**Task to complete:** Restate the data exactly as given and keep the pictures out.

** start Raw data **

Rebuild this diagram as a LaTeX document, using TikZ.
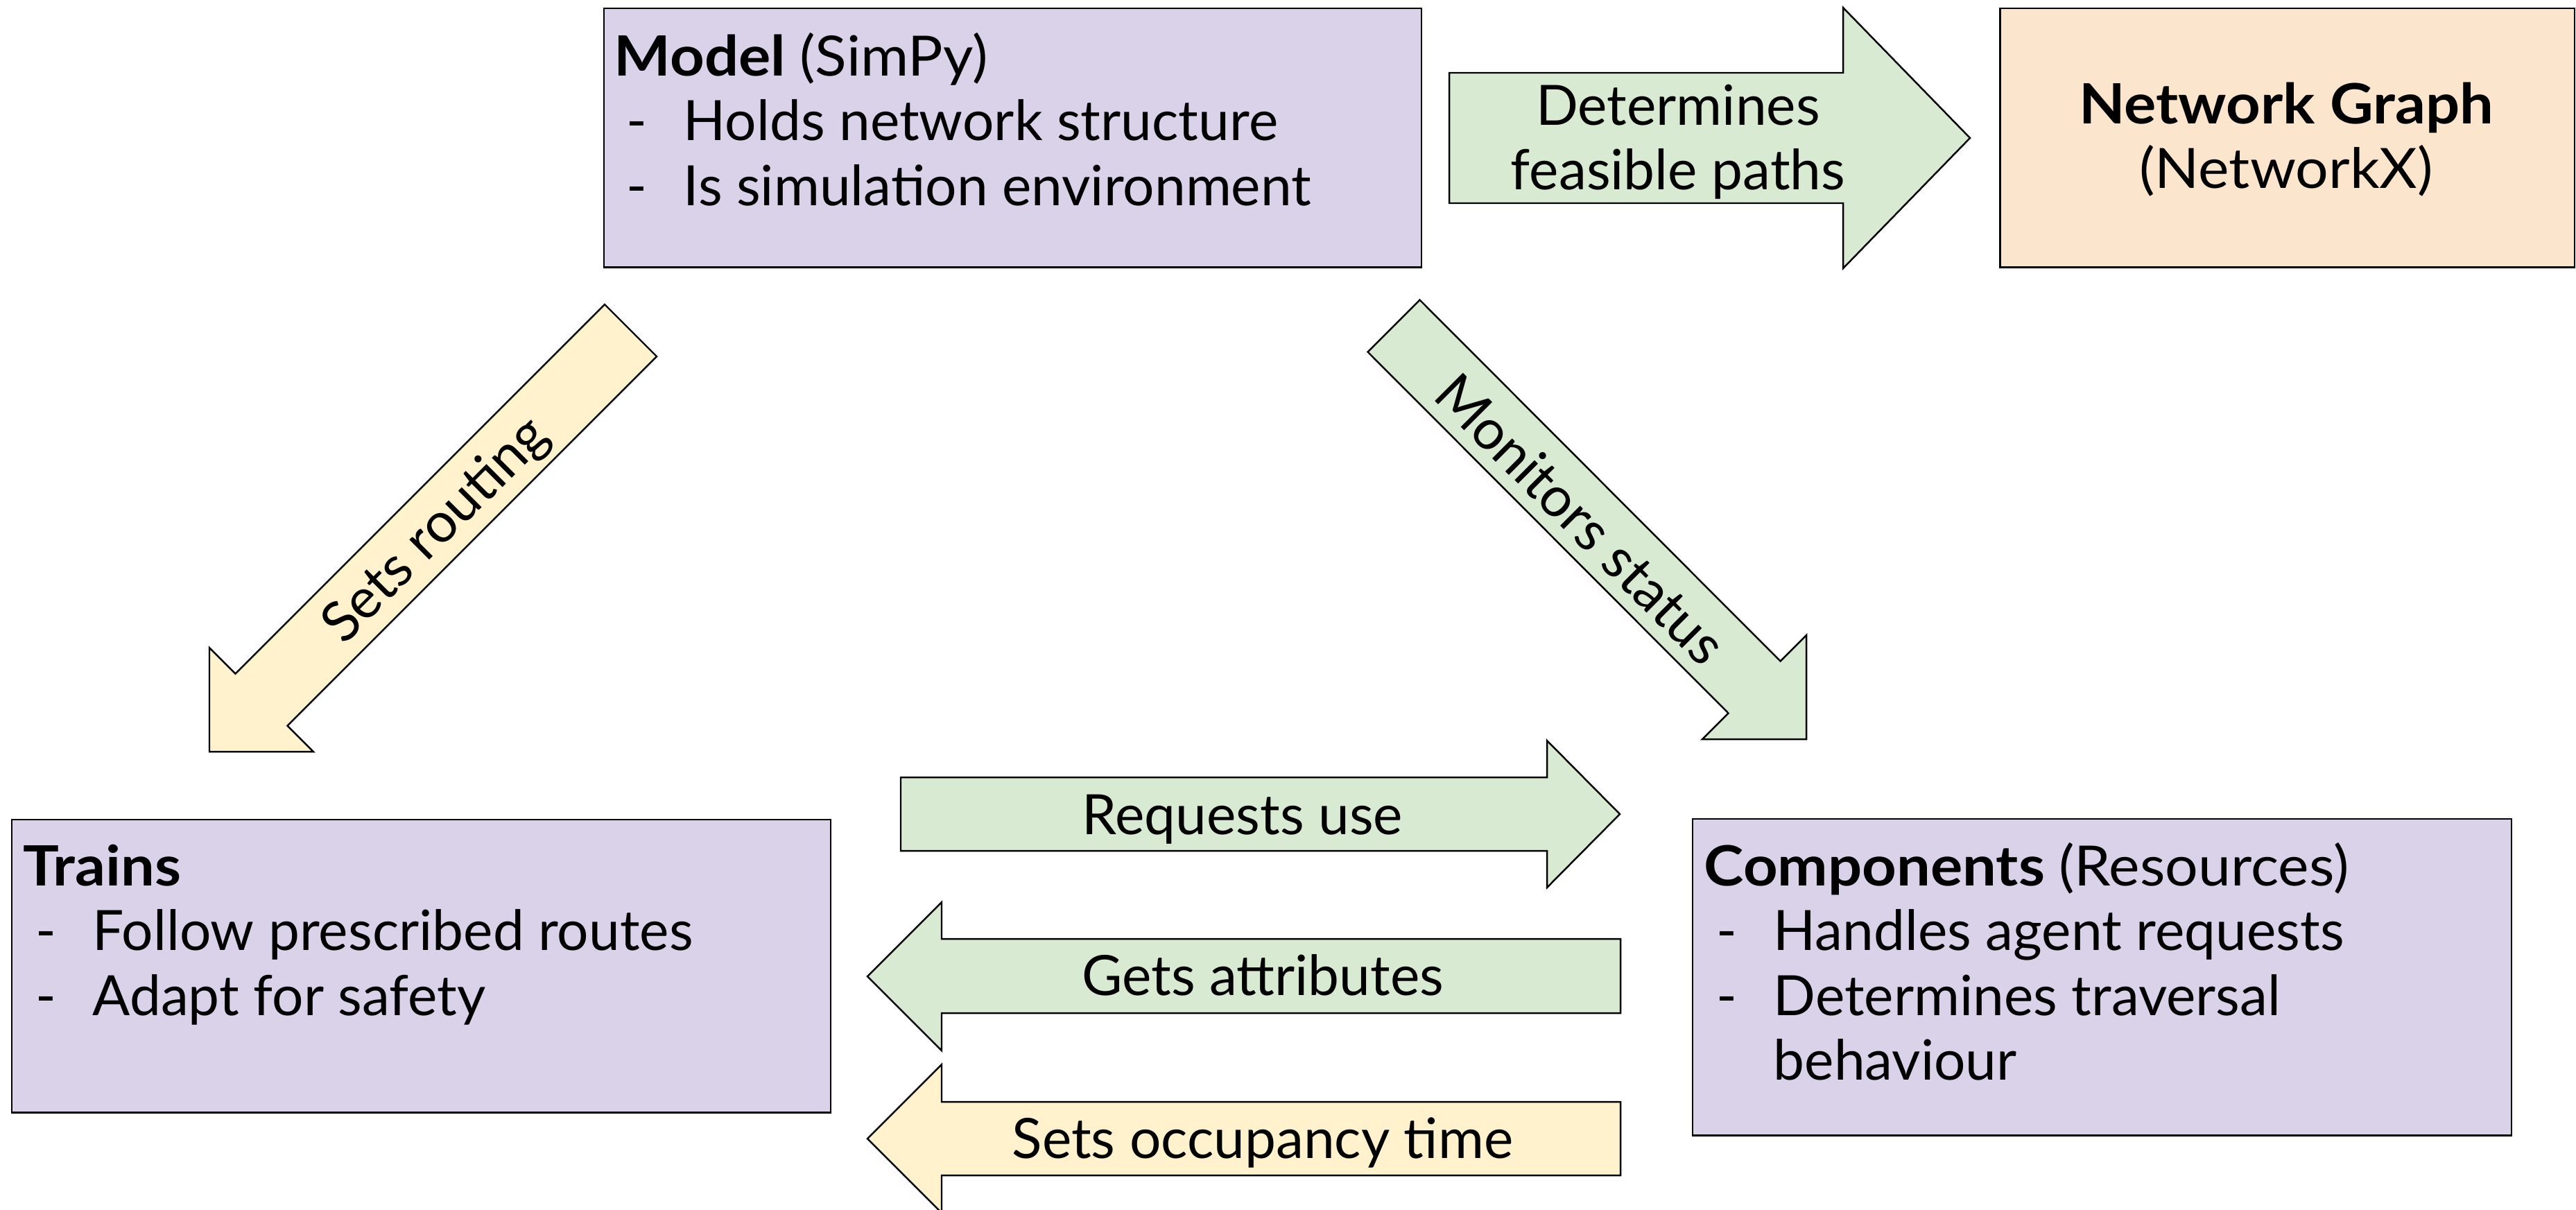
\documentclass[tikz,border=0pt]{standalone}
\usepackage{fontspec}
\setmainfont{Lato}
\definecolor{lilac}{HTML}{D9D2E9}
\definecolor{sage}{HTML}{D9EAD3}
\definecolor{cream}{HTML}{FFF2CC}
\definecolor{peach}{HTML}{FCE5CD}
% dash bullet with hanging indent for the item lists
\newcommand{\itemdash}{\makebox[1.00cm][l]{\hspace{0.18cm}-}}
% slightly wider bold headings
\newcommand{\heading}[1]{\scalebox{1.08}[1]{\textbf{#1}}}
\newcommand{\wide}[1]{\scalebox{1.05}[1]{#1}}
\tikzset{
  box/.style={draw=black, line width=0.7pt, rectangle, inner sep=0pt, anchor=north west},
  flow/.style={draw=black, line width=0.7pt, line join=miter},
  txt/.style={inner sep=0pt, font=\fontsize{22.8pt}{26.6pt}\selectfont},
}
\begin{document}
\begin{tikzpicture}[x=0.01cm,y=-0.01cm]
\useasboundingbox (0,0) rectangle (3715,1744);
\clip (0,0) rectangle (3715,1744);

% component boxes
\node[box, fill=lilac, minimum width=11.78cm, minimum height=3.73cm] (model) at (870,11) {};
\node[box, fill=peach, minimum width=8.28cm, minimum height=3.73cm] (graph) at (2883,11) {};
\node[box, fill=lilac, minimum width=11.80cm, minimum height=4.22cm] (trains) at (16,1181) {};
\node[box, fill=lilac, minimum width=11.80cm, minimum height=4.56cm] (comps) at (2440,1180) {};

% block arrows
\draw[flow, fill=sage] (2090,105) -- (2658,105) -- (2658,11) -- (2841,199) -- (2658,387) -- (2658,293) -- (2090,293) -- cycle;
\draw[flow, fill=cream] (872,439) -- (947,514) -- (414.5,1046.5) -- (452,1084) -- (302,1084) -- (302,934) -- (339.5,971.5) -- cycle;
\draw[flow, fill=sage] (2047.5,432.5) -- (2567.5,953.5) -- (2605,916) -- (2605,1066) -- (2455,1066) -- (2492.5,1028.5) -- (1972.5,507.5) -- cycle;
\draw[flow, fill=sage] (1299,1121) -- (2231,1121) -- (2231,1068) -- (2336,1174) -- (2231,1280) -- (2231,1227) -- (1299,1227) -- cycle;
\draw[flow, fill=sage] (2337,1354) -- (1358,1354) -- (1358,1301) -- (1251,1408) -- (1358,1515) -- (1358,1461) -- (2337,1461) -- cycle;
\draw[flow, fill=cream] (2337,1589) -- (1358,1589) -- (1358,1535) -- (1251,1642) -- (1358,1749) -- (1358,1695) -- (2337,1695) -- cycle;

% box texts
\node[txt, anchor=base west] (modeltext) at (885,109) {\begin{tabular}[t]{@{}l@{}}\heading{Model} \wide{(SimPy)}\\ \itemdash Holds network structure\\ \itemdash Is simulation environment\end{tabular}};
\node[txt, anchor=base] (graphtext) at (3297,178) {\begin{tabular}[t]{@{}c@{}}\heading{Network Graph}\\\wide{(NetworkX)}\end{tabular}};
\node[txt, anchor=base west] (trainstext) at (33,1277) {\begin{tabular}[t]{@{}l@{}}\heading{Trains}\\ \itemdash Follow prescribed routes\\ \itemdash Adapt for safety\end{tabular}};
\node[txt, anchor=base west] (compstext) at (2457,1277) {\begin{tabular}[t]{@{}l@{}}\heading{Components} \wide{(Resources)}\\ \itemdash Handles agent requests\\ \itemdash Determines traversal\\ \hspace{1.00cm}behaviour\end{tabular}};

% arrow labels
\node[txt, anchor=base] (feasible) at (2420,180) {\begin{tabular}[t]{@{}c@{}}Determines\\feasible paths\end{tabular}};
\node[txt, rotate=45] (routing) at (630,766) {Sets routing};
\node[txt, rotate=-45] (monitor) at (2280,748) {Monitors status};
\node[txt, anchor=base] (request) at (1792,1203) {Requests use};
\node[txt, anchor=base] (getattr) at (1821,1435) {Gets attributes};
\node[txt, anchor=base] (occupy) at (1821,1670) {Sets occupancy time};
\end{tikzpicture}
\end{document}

** end Raw data **

**Solution to the problem:**
Rebuild this diagram as a LaTeX document, using TikZ.
\documentclass[tikz,border=0pt]{standalone}
\usepackage{fontspec}
\setmainfont{Lato}
\definecolor{lilac}{HTML}{D9D2E9}
\definecolor{sage}{HTML}{D9EAD3}
\definecolor{cream}{HTML}{FFF2CC}
\definecolor{peach}{HTML}{FCE5CD}
% dash bullet with hanging indent for the item lists
\newcommand{\itemdash}{\makebox[1.00cm][l]{\hspace{0.18cm}-}}
% slightly wider bold headings
\newcommand{\heading}[1]{\scalebox{1.08}[1]{\textbf{#1}}}
\newcommand{\wide}[1]{\scalebox{1.05}[1]{#1}}
\tikzset{
  box/.style={draw=black, line width=0.7pt, rectangle, inner sep=0pt, anchor=north west},
  flow/.style={draw=black, line width=0.7pt, line join=miter},
  txt/.style={inner sep=0pt, font=\fontsize{22.8pt}{26.6pt}\selectfont},
}
\begin{document}
\begin{tikzpicture}[x=0.01cm,y=-0.01cm]
\useasboundingbox (0,0) rectangle (3715,1744);
\clip (0,0) rectangle (3715,1744);

% component boxes
\node[box, fill=lilac, minimum width=11.78cm, minimum height=3.73cm] (model) at (870,11) {};
\node[box, fill=peach, minimum width=8.28cm, minimum height=3.73cm] (graph) at (2883,11) {};
\node[box, fill=lilac, minimum width=11.80cm, minimum height=4.22cm] (trains) at (16,1181) {};
\node[box, fill=lilac, minimum width=11.80cm, minimum height=4.56cm] (comps) at (2440,1180) {};

% block arrows
\draw[flow, fill=sage] (2090,105) -- (2658,105) -- (2658,11) -- (2841,199) -- (2658,387) -- (2658,293) -- (2090,293) -- cycle;
\draw[flow, fill=cream] (872,439) -- (947,514) -- (414.5,1046.5) -- (452,1084) -- (302,1084) -- (302,934) -- (339.5,971.5) -- cycle;
\draw[flow, fill=sage] (2047.5,432.5) -- (2567.5,953.5) -- (2605,916) -- (2605,1066) -- (2455,1066) -- (2492.5,1028.5) -- (1972.5,507.5) -- cycle;
\draw[flow, fill=sage] (1299,1121) -- (2231,1121) -- (2231,1068) -- (2336,1174) -- (2231,1280) -- (2231,1227) -- (1299,1227) -- cycle;
\draw[flow, fill=sage] (2337,1354) -- (1358,1354) -- (1358,1301) -- (1251,1408) -- (1358,1515) -- (1358,1461) -- (2337,1461) -- cycle;
\draw[flow, fill=cream] (2337,1589) -- (1358,1589) -- (1358,1535) -- (1251,1642) -- (1358,1749) -- (1358,1695) -- (2337,1695) -- cycle;

% box texts
\node[txt, anchor=base west] (modeltext) at (885,109) {\begin{tabular}[t]{@{}l@{}}\heading{Model} \wide{(SimPy)}\\ \itemdash Holds network structure\\ \itemdash Is simulation environment\end{tabular}};
\node[txt, anchor=base] (graphtext) at (3297,178) {\begin{tabular}[t]{@{}c@{}}\heading{Network Graph}\\\wide{(NetworkX)}\end{tabular}};
\node[txt, anchor=base west] (trainstext) at (33,1277) {\begin{tabular}[t]{@{}l@{}}\heading{Trains}\\ \itemdash Follow prescribed routes\\ \itemdash Adapt for safety\end{tabular}};
\node[txt, anchor=base west] (compstext) at (2457,1277) {\begin{tabular}[t]{@{}l@{}}\heading{Components} \wide{(Resources)}\\ \itemdash Handles agent requests\\ \itemdash Determines traversal\\ \hspace{1.00cm}behaviour\end{tabular}};

% arrow labels
\node[txt, anchor=base] (feasible) at (2420,180) {\begin{tabular}[t]{@{}c@{}}Determines\\feasible paths\end{tabular}};
\node[txt, rotate=45] (routing) at (630,766) {Sets routing};
\node[txt, rotate=-45] (monitor) at (2280,748) {Monitors status};
\node[txt, anchor=base] (request) at (1792,1203) {Requests use};
\node[txt, anchor=base] (getattr) at (1821,1435) {Gets attributes};
\node[txt, anchor=base] (occupy) at (1821,1670) {Sets occupancy time};
\end{tikzpicture}
\end{document}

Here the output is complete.